Trump, Biden, and Netanyahu all believed that Israel could “have it all”—Greater Israel and peace with the Arab states, while blocking a Palestinian state—through a US-brokered normalization process. The Abraham Accords (which established diplomatic relations of Israel with Bahrain and the UAE) was to be the role model for normalizing relations between Israel and the Kingdom of Saudi Arabia. This approach was always cynical (as it aimed to block a Palestinian state) but is surely delusional now. The Foreign Minister of Saudi Arabia has made crystal clear in his op-ed in the Financial Times on October 2, that the two-state solution is the only pathway to peace and normalization.
“A two-state solution is not merely an ideal; it is the only viable path to ensuring Palestine, Israel and the region’s long-term security. Uncontrolled escalatory cycles are the building blocks of wider war. In Lebanon, we are witnessing this firsthand. Peace cannot be built on a foundation of occupation and resentment; true security for Israel will come from recognising the legitimate rights of the Palestinian people.”

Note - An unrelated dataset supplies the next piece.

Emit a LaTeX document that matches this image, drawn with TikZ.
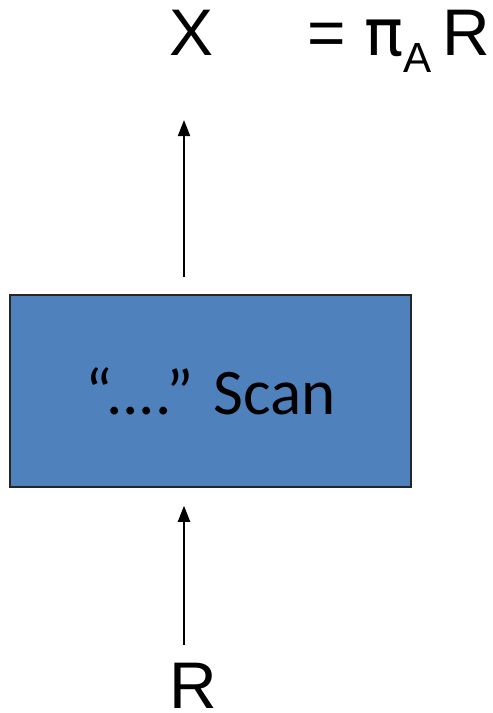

Israel’s ongoing intransigent opposition to the two-state solution, recently reiterated by a vote of the Knesset, has become the greatest danger to Israel’s own security. Israel is now almost completely ostracized by the international community, and also faces grave economic and military threats as the regional war expands. As just one indicator of the emerging economic disarray, Israel’s credit rating is already plummeting, and Israel is likely to lose its investment grade credit rating very soon, with dire long-term economic consequences.
Nor does Israel’s violent pursuit of its extremist vision serve US security or US interests, and the American people oppose Israel’s extremism. The Israel Lobby is likely to lose its grip. Both the US public and the US deep state are very likely to withdraw their uncritical and unconditional support for Israel.
The practical elements of peace are at hand, as we recently spelled out in detail. The US can save the region from an imminent conflagration, and the world from a possible global war of great powers. The US should drop its veto of Palestine’s membership in the UN, and support the implementation of the two-state solution under the auspices of the UN Security Council, with enforcement of mutual security for both Israel and Palestine on the basis of justice and international law.